SABMiller Plc (SAB), the world’s second- biggest brewer, reported organic revenue that beat estimates for the third quarter as consumers opted for pricier beers.
Revenue at the maker of Grolsch and Peroni rose 8 percent on an organic basis, which excludes the effects of acquisitions and disposals, the London-based company said today in a statement. That was ahead of the 6.5 percent median estimate of 11 analysts surveyed by Bloomberg News.
The report shows price increases and an appetite for more premium tipples buoyed sales in Latin America, one of SABMiller’s biggest regions, even as cold weather in China and lackluster consumer spending in Europe damped demand for thirst- quenching lagers, causing volume growth to miss analyst estimates. SABMiller’s shares rose as much as 1.4 percent in London trading to 3,000.5 pence.
“We think the revenue beat will offset the volume miss,” Anthony Bucalo, an analyst at Banco Santander SA in London, wrote in a note today. Santander recommends buying the stock.
SABMiller gets most of its revenue from emerging markets including Latin America and Africa, where volume rose 6 percent and 4 percent, respectively. The brewer said in November that it had seen “moderation of economic growth” in some countries, though emerging-market growth potential remained strong.
“The positive surprises come in high-margin areas and the misses in low ones” in the report, analysts at JPMorgan Chase & Co. in London wrote in a note.
Wet Weather
So-called organic lager volume increased 2 percent in the third quarter, lower than the 3 percent median estimate of analysts surveyed by Bloomberg News.
Volume in Europe gained 1 percent, less than the 5 percent median analyst estimate, as markets including Poland and the Czech Republic suffered “depressed consumer confidence,” the company said. Volume in the Asia-Pacific region showed an unexpected 1 percent decline, missing the median estimate for a 5 percent gain, as China’s wet weather depressed spending. China represents about 20 percent of group volume, but only 2 percent of profit, according to analysis by UBS AG.

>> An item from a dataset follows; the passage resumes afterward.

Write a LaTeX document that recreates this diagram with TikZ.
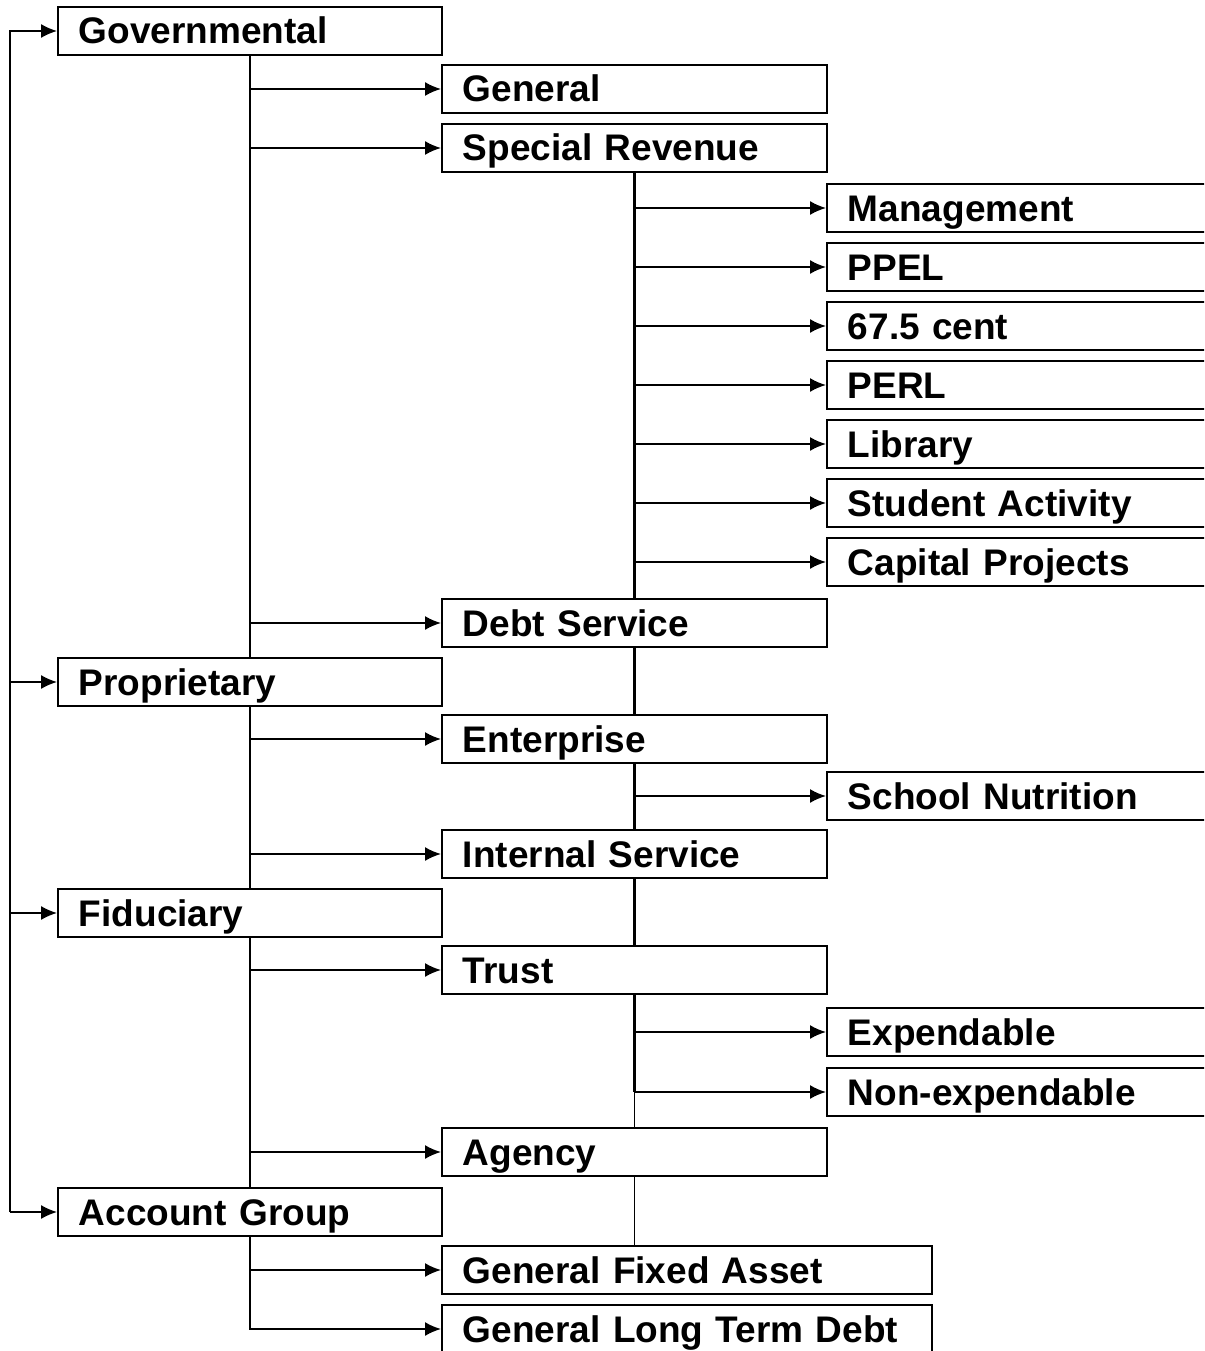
\documentclass[tikz,border=0pt]{standalone}
\usepackage{fontspec}
\setmainfont{Liberation Sans}
\usetikzlibrary{arrows.meta}

\begin{document}
\begin{tikzpicture}[x=1pt, y=-1pt,
  box/.style={draw, line width=1.8pt, anchor=west, minimum height=48pt,
    inner xsep=21pt, inner ysep=0pt, align=left, text height=26pt, text depth=0pt,
    font=\fontsize{37}{40}\selectfont\bfseries},
  grp/.style={box, text width=342pt},
  fund/.style={box, text width=343pt},
  sub/.style={box, text width=400pt},
  wide/.style={box, text width=448pt},
  tip/.style={-{Latex[length=16pt,width=14pt]}},
  link/.style={line width=1.8pt, tip},
  trunk/.style={line width=2.6pt}]
  \clip (0,0) rectangle (1204,1351);
  \node (gov) at (57,31) [grp] {Governmental};
  \node (prop) at (57,682) [grp] {Proprietary};
  \node (fid) at (57,913) [grp] {Fiduciary};
  \node (acct) at (57,1212) [grp] {Account Group};
  \node (gen) at (441,89) [fund] {General};
  \node (spr) at (441,148) [fund] {Special Revenue};
  \node (debt) at (441,623) [fund] {Debt Service};
  \node (ent) at (441,739) [fund] {Enterprise};
  \node (intl) at (441,854) [fund] {Internal Service};
  \node (trust) at (441,970) [fund] {Trust};
  \node (agcy) at (441,1152) [fund] {Agency};
  \node (gfa) at (441,1270) [wide] {General Fixed Asset};
  \node (gltd) at (441,1329) [wide] {General Long Term Debt};
  \node (mgmt) at (826,208) [sub] {Management};
  \node (ppel) at (826,267) [sub] {PPEL};
  \node (cent) at (826,326) [sub] {67.5 cent};
  \node (perl) at (826,385) [sub] {PERL};
  \node (lib) at (826,444) [sub] {Library};
  \node (stu) at (826,503) [sub] {Student Activity};
  \node (cap) at (826,562) [sub] {Capital Projects};
  \node (nutr) at (826,796) [sub] {School Nutrition};
  \node (exp) at (826,1032) [sub] {Expendable};
  \node (nonexp) at (826,1092) [sub] {Non-expendable};
  \coordinate (rail) at (10,0);
  \draw [line width=1.5pt, tip] (rail |- acct.west) -- (rail |- gov.west) -- (gov.west);
  \foreach \n in {prop,fid,acct}
    \draw [line width=1.5pt, tip] (rail |- \n.west) -- (\n.west);
  \draw [trunk] (gov.south) -- (prop.north);
  \draw [trunk] (prop.south) -- (fid.north);
  \draw [trunk] (fid.south) -- (acct.north);
  \draw [trunk] (spr.south) -- (debt.north);
  \draw [trunk] (debt.south) -- (ent.north);
  \draw [trunk] (ent.south) -- (intl.north);
  \draw [trunk] (intl.south) -- (trust.north);
  \draw [trunk] (trust.south) -- (trust.south |- nonexp.west);
  \draw [line width=1pt] (trust.south |- nonexp.west) -- (agcy.north);
  \draw [line width=1pt] (agcy.south) -- (agcy.south |- gfa.north);
  \foreach \n in {gen,spr,debt}
    \draw [link] (gov.south |- \n.west) -- (\n.west);
  \foreach \n in {ent,intl}
    \draw [link] (prop.south |- \n.west) -- (\n.west);
  \foreach \n in {trust,agcy}
    \draw [link] (fid.south |- \n.west) -- (\n.west);
  \foreach \n in {mgmt,ppel,cent,perl,lib,stu,cap}
    \draw [link] (spr.south |- \n.west) -- (\n.west);
  \draw [link] (ent.south |- nutr.west) -- (nutr.west);
  \foreach \n in {exp,nonexp}
    \draw [link] (trust.south |- \n.west) -- (\n.west);
  \draw [link] (acct.south |- gfa.west) -- (gfa.west);
  \draw [link] (acct.south) |- (gltd.west);
\end{tikzpicture}
\end{document}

SABMiller bought Foster’s Group Ltd. in 2011 for about A$10.5 billion ($11.1 billion), which boosted first-half earnings in Asia. The Australian brewer has higher margins than SABMiller, which is aiming to increase sales of pricier, more profitable beers in that country as volumes wane.
Australian volume slid 4 percent in the quarter, an improvement from the first half’s 8 percent decline. Volume fell 15 percent including the loss of some discontinued brands.
Sales to wholesalers at the company’s U.S. joint venture MillerCoors LLC dropped 1.4 percent, according to the statement. South Africa, where the brewer was founded, showed a 3 percent increase in volume, ahead of estimates.